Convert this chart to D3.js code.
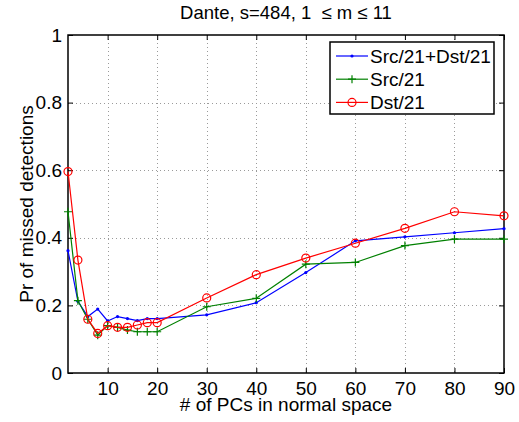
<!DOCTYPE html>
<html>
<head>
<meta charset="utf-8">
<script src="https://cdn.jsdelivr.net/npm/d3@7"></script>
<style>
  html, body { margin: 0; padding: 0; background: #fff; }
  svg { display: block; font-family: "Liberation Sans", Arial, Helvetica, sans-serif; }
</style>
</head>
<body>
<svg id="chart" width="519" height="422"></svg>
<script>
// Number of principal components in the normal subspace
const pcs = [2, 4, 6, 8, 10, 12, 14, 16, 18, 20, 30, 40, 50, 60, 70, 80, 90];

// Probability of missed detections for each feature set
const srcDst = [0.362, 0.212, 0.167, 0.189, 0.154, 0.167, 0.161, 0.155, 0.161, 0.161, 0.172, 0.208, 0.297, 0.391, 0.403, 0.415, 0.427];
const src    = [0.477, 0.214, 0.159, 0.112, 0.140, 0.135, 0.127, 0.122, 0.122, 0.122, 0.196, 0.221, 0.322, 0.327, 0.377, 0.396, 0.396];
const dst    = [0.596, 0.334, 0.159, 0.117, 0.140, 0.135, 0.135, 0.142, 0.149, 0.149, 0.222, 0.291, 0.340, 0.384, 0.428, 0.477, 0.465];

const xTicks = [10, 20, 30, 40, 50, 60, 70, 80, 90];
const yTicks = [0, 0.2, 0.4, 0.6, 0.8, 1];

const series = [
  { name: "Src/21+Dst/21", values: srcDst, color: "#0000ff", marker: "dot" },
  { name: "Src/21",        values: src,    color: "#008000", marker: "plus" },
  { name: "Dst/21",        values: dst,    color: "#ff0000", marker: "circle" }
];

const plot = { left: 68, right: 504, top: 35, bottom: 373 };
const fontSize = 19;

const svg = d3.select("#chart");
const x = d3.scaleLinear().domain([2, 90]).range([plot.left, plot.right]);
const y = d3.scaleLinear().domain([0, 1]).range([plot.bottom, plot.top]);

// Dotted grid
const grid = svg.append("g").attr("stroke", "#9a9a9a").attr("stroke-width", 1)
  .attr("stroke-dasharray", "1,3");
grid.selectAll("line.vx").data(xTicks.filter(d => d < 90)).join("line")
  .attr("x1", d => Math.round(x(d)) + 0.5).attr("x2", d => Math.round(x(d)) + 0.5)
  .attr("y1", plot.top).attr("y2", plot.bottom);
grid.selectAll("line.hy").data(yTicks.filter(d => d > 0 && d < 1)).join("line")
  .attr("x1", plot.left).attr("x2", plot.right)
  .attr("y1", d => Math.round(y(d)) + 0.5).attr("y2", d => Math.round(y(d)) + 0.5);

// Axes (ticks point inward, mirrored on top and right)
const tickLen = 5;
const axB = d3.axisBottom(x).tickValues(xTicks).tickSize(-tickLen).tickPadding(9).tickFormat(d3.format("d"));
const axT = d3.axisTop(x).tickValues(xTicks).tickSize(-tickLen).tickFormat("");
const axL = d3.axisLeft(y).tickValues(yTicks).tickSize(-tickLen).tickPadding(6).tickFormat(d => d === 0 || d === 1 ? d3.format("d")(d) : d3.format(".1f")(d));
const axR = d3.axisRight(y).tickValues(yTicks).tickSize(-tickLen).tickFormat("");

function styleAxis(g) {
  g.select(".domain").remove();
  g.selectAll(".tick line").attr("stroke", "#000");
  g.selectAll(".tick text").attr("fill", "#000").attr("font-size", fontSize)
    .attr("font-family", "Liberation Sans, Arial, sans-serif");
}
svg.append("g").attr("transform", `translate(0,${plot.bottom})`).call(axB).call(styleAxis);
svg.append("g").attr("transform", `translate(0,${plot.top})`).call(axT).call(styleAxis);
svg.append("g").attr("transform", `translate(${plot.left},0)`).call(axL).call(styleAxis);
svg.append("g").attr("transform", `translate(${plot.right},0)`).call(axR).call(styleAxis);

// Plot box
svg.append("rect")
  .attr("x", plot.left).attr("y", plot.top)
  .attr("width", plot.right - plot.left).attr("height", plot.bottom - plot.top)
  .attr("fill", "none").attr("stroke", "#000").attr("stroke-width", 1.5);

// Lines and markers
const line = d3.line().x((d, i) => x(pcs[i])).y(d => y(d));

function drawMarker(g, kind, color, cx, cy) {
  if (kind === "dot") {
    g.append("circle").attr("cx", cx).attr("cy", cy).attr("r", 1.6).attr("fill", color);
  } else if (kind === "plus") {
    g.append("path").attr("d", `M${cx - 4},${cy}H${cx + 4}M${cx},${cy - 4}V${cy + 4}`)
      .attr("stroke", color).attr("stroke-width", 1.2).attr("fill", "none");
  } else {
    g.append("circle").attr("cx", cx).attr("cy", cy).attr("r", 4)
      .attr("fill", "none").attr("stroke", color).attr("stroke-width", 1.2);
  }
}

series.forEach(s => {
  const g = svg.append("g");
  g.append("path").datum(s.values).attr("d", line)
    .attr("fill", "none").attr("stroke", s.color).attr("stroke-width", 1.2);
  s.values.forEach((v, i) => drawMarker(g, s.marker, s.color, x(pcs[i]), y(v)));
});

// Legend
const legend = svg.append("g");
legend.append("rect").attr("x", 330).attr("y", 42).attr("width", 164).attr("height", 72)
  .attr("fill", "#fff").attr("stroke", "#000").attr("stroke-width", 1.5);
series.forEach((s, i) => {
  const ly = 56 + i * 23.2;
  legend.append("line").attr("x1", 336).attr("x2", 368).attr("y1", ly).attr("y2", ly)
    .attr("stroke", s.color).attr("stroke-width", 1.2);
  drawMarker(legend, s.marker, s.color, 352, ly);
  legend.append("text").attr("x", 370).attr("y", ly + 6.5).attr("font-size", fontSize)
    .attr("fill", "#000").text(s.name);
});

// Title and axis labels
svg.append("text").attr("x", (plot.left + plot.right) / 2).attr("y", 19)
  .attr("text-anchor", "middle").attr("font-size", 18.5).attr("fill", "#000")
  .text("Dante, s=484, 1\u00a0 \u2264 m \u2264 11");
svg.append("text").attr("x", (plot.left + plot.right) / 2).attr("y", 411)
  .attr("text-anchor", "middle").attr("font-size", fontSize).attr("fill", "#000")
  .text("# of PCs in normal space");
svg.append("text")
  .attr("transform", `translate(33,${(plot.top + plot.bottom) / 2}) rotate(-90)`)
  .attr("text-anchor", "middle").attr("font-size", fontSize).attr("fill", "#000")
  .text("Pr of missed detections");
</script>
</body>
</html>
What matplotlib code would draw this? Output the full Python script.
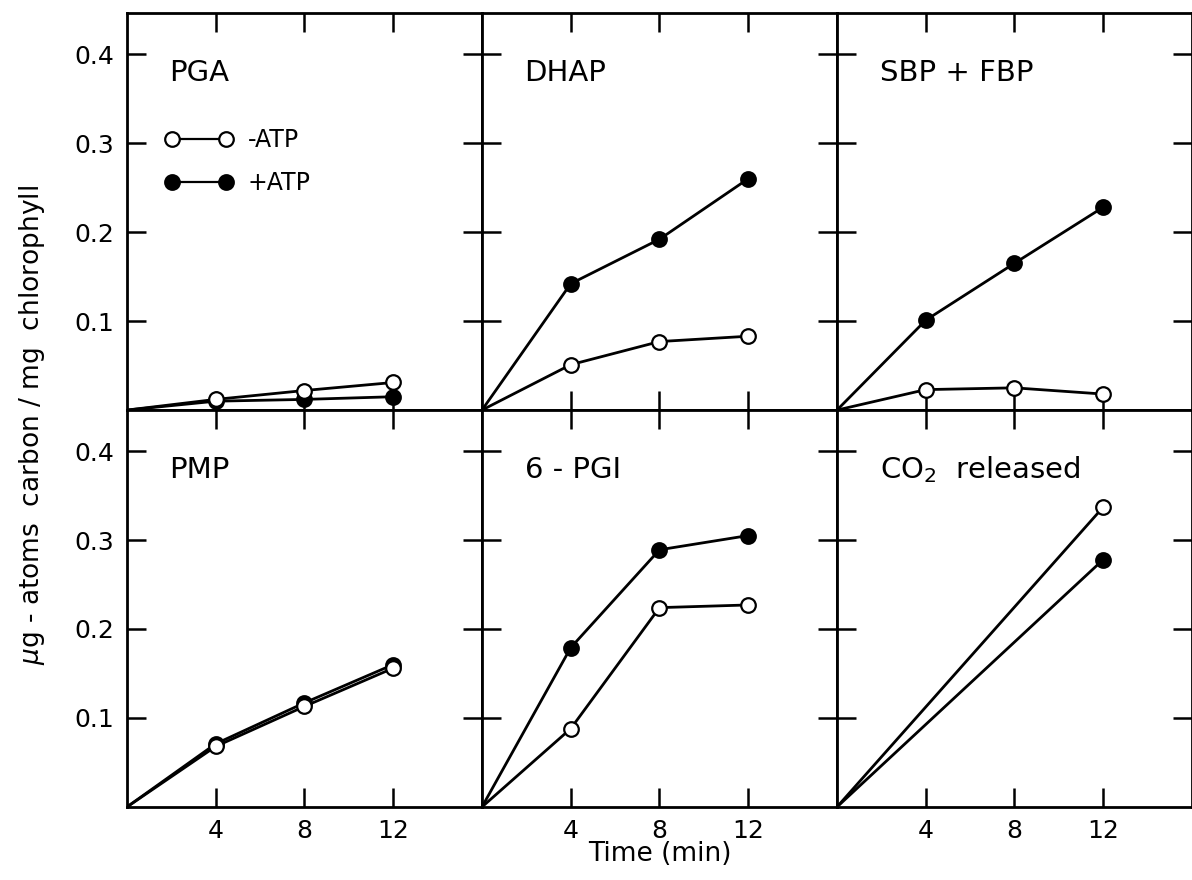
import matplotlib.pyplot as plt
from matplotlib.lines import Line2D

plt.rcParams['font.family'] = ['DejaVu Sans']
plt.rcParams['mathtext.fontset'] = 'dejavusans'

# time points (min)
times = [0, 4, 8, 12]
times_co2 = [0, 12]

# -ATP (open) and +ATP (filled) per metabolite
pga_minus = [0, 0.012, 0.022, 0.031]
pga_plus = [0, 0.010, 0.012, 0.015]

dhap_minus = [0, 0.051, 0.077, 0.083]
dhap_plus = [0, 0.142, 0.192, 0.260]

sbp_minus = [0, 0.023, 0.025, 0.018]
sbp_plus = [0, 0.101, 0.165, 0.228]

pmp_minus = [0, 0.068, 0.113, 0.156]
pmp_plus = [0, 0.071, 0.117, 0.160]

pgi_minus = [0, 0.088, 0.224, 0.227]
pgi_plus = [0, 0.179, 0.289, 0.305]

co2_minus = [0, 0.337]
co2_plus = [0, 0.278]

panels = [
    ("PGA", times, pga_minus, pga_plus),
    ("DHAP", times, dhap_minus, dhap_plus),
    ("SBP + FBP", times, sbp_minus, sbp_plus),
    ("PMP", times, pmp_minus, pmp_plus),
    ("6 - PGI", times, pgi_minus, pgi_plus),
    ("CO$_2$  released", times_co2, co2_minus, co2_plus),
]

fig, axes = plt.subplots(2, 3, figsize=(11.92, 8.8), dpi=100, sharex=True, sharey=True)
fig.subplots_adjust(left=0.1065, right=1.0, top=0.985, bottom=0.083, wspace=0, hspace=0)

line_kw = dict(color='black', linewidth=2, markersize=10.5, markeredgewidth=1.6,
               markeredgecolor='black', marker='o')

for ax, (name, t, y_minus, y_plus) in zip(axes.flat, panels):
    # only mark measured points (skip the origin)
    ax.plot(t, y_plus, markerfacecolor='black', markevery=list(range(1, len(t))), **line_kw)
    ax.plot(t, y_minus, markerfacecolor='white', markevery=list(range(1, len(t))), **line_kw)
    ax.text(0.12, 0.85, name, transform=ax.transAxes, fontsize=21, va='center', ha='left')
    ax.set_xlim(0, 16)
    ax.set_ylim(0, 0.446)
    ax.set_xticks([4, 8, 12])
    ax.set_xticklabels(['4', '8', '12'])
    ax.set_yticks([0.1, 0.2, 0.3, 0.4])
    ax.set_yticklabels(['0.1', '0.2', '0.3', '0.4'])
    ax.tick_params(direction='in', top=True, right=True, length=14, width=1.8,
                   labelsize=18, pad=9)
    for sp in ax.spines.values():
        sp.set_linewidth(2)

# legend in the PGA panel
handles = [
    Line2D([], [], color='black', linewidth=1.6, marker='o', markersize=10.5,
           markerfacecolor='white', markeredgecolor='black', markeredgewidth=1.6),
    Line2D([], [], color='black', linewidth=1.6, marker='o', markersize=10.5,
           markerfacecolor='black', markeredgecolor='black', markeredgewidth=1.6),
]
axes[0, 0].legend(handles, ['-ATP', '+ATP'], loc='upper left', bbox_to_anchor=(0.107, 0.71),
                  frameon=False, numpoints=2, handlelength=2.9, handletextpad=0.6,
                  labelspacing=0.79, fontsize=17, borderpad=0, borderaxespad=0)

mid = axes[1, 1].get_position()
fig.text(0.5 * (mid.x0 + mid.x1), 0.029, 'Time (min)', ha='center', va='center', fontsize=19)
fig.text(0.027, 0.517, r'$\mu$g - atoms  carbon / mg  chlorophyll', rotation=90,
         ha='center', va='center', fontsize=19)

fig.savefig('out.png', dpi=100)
============
# WRITTEN TASK
Restate word for word only the lines from where the entries begin through the one with "const yTicks = [0, 0.2, 0.4, 0.6, 0.8, 1];"; omit the pictures.

# COMPLETE OUTPUT
Convert this chart to D3.js code.
<!DOCTYPE html>
<html>
<head>
<meta charset="utf-8">
<script src="https://cdn.jsdelivr.net/npm/d3@7"></script>
<style>
  html, body { margin: 0; padding: 0; background: #fff; }
  svg { display: block; font-family: "Liberation Sans", Arial, Helvetica, sans-serif; }
</style>
</head>
<body>
<svg id="chart" width="519" height="422"></svg>
<script>
// Number of principal components in the normal subspace
const pcs = [2, 4, 6, 8, 10, 12, 14, 16, 18, 20, 30, 40, 50, 60, 70, 80, 90];

// Probability of missed detections for each feature set
const srcDst = [0.362, 0.212, 0.167, 0.189, 0.154, 0.167, 0.161, 0.155, 0.161, 0.161, 0.172, 0.208, 0.297, 0.391, 0.403, 0.415, 0.427];
const src    = [0.477, 0.214, 0.159, 0.112, 0.140, 0.135, 0.127, 0.122, 0.122, 0.122, 0.196, 0.221, 0.322, 0.327, 0.377, 0.396, 0.396];
const dst    = [0.596, 0.334, 0.159, 0.117, 0.140, 0.135, 0.135, 0.142, 0.149, 0.149, 0.222, 0.291, 0.340, 0.384, 0.428, 0.477, 0.465];

const xTicks = [10, 20, 30, 40, 50, 60, 70, 80, 90];
const yTicks = [0, 0.2, 0.4, 0.6, 0.8, 1];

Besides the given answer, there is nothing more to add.